→ Job: Collect all lines below with the string "seaborn".

(Code that draws figures)
[start]

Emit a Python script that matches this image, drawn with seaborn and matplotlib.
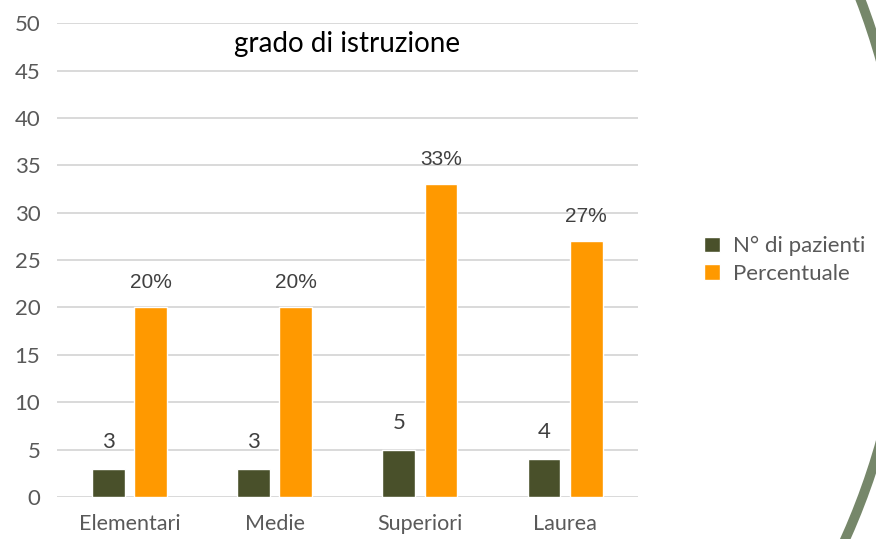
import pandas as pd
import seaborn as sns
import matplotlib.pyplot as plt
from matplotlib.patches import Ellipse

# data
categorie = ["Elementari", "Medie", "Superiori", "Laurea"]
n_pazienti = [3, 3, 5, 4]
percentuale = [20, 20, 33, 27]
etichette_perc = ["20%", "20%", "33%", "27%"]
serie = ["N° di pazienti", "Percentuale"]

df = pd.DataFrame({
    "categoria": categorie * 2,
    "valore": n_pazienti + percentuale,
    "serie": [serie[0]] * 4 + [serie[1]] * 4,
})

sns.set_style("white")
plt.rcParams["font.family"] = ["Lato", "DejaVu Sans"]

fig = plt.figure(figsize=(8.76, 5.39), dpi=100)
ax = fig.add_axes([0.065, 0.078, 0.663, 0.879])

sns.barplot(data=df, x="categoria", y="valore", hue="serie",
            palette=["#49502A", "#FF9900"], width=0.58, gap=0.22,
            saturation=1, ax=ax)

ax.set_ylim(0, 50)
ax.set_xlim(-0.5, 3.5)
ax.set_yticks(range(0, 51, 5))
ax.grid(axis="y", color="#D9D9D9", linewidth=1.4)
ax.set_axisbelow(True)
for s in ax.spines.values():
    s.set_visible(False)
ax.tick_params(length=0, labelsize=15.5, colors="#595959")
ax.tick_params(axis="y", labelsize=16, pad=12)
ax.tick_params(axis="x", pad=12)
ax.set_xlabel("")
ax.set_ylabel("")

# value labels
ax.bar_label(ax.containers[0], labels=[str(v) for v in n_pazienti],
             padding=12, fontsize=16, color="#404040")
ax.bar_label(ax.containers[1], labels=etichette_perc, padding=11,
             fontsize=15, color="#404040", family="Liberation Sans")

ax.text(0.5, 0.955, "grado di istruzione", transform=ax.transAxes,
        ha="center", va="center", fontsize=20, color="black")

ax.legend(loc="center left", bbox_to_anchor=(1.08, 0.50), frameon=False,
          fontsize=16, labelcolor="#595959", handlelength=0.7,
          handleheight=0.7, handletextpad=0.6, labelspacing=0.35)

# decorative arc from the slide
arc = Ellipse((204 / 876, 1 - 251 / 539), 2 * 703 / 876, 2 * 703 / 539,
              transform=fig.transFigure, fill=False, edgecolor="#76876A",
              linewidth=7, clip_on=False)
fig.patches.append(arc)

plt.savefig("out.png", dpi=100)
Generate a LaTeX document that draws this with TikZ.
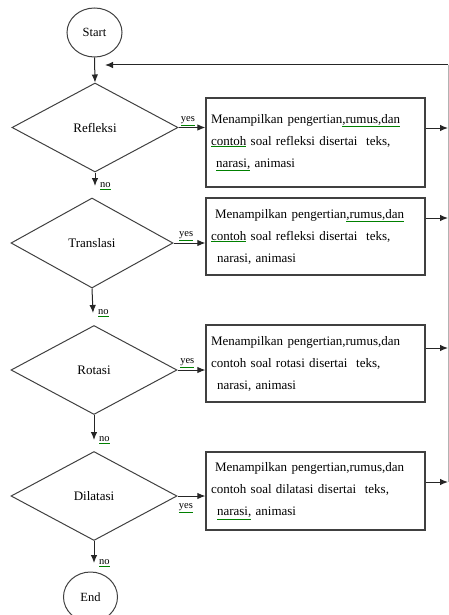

[end]

→ Exercise result:
Emit a Python script that matches this image, drawn with seaborn and matplotlib.
import seaborn as sns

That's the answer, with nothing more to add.